Scroll untuk membaca artikel
Ari Syahril Ramadhan
Selasa, 08 Juni 2021 | 08:05 WIB
Ketua MUI Kabupaten Cianjur KH. Abdul rauf saat memberikan pandangannya mengenai praktik kawin kontrak di Cianjur, Senin (7/6/2021). [Cianjur Today]

SuaraJabar.id - Langkah Pemerintah Kabupaten Cianjur melarang praktik kawin kontrak mendapat dukungan dari Majelis Ulama Indonesia atau MUI Kabupaten Cianjur.

MUI Cianjur menilai, kawin kontrak yang banyak melibatkan turis asing terutama wisatawan dari Timur Tengah bertentangan dengan syariat Islam sehinggal harus dilarang dan dicegah.

Ketua MUI Kabupaten Cianjur, KH Abdul Rauf menjelaskan, Bupati Cianjur Herman Suherman telah meminta pihaknya memberikan pandangan terkait kawin kontrak dalam hukum Islam.

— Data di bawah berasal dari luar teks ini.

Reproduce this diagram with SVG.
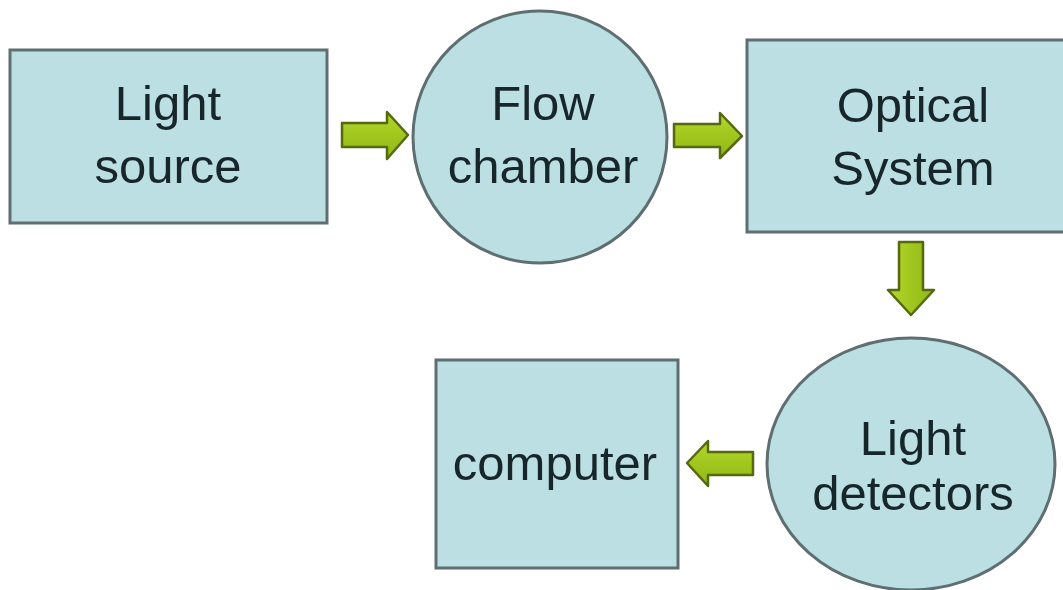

“Makanya dalam rapat kemarin karena di MUI ada komisi fatwa nanti kajiannya seperti apa. Walaupun di pusat sudah ada sebetulnya bahwa untuk saat ini tidak ada lagi kawin kontrak atau mut’ah, dalam Islam itu dilarang,” tuturnya kepada wartawan, Senin (7/6/2021).

Baca Juga: Korupsi Dana Desa, Mantan Kades di Cianjur: Digunakan Untuk Renovasi Rumah

Abdul Rauf menjelaskan, pernikahan atau perkawinan tidak boleh ditentukan jangka waktunya. Sejak pengucapan akad, tidak ada yang sampai menyebutkan batasan waktu.

“Kalau ada batasan waktu itu sudah jelas menyimpang dan tidak sah nikahnya. Makanya otomatis karena tidak ada lagi kawin kontrak, siapapun itu yang melakukannya maka itu zina,” jelas dia.

Maka dari itu, Komisi Fatwa MUI Cianjur sudah memberikan sejumlah pandangan terkait hukum kawin kontrak.

Hingga saat ini, kebijakan larangan kawin kontrak masih dalam tahap penggodokan serta meminta pandangan dari organisasi masyarakat (ormas) Islam lainnya.

“Dulu zaman perang itu ada kawin kontrak, tapi setelah itu Rasul tidak membolehkan lagi tapi masih dilakukan oleh komunitas tertentu jadi masih dianggap berlaku,” jelas dia.

Baca Juga: Dibujuk Dengan Seekor Ayam, Ratusan Lansia Antusias Untuk Divaksin

Banyak kalangan yang mencari pembenaran pribadi terhadap syariat Islam. Abdul Rauf mencontohkan kasus aliran sesat di Cianjur yang tidak mewajibkan shalat. Hal itu dinilai telah mencari pembenaran pribadi.

“Padahal mengatakan tidak wajib terhadap apa yang Allah wajibkan maka murtad. Berbeda dengan orang yang tidak mau shalat karena memang tidak mau bukan tidak mewajibkan,” ucap dia.

Ia mengatakan, ketika ada larangan pasti ada konsekuensi. Namun, hingga kini tahapan penyusunan kebijakan larangan kawin kontrak masih belum pada tahap konsekuennsi. MUI pun bertekad terus membina umat.

“Kami dari MUI terus berupaya mencari cara bagaimana agar bisa membina umat,” tandas dia.